To every hundred nuts of Cacao  he put two cods of Chile called long red Pepper, one handful of Anise-seeds, and Orichelas, or Orejaelas, and two of the flowers called Mecasuchill, one Vaynilla, or instead thereof (if the party were costive) six Alexandrian Roses beaten to powder, two drams of Cinnamom, twelve Almonds, and as many Hasel-nuts, half a pound of Sugar, and as much Achiote as would colour it.

For more exact portions and careful directions, I recommend the following adaptation from Maricel E. Presilla’s The New Taste of Chocolate: A Cultural and Natural History of Cacao with Recipes (3):

“Age of Discovery” Vanilla-Scented Hot Chocolate

8 cups milk or water
1/4 cup achiote (annato) seeds
12 blanched almonds
12 toasted and skinned hazelnuts
2 to 3  vanilla beans (preferably Mexican from Papantla), split lengthwise, seeds scraped out
1/4 ounce dried rosebuds (sold as rosa de Castilla in Hispanic Markets)
2 (3-inch) sticks true cinnamon (soft Ceylon cinnamon, sold as canela in Hispanic markets)
1 tablespoon aniseeds
2 whole dried árbol or serrano chiles
8 ounces dark chocolate, preferably El Rey Gran Sáman (70% cacao) or Chocovic Ocumare (71% cacao), finely chopped
Pinch of salt
Sugar
1 tablespoon orange-blossom water (optional)

Heat the milk or water with the achiote seeds to a low boil over medium heat stirring frequently.  Reduce the heat to low and simmer for about 10 minutes.
Grind the almonds and toasted hazelnuts in a food processor to a fine consistency.
Strain out the achiote seeds and return the milk to the saucepan.  Add the ground nuts, vanilla beans, scraped seeds, rosebuds, cinnamon, aniseeds and chiles and return to a low boil.  Reduce to low heat and simmer for an additional 10 minutes.  Remove from heat and stir in the chocolate and salt.  Add orange-blossom water and sugar to taste.
Strain the mixture into a tall pot and beat with a Mexican molinillo (wooden chocolate mill), immersion blender, or whisk until frothy.  Serve immediately.
Makes 12 small expresso cup servings.

Enjoy!


(1) Stubbe was an Oxford educated scholar of Latin and Greek and a physician, who lived in both England and Jamaica. 

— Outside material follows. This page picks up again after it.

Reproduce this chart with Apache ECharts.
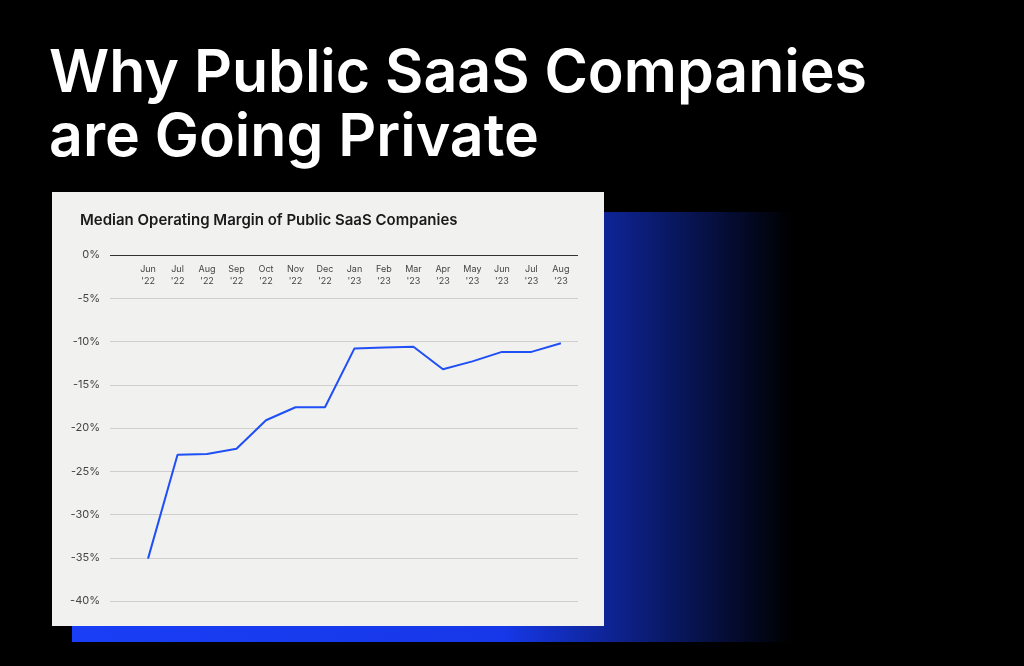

(2) Henry Stubbe, The Indian Nectar, or a Discourse concerning Chocalata: wherein The Nature of the Cacao-nut, and the other Ingredi-ents of that Composition, is examined, and stated according to the Judgment and Experience of the Indians, and Spanish Writers, who lived in the Indies, and others; with sundry additional Observations made in England: The ways of compounding and preparing Chocolata are enquired into; its Effects, as to its alimental and Veneral quality, as well as Medicinal (especially in Hypochondriacal Melancholy) are fully debated.  Together with a Spagyrical Analysis of the Cacao-nut, performed by that excellent Chymist, Monsieur le Febure, Chymist to His Majesty.  (London: Printed by J. C. for Andrew Crook at the Sign of the Green Dragon in St. Paul’s Church-yard.  1662).

(3) Presilla, Maricel E, The New Taste of Chocolate: A Cultural and Natural History of Cacao with Recipes (Berkeley, CA: Ten Speed Press, 2001), 187.


Jesse Cromwell, University of Texas at Austin, was the Alexander O. Vietor Memorial Fellow, at the John Carter Brown Library, September to December 2010.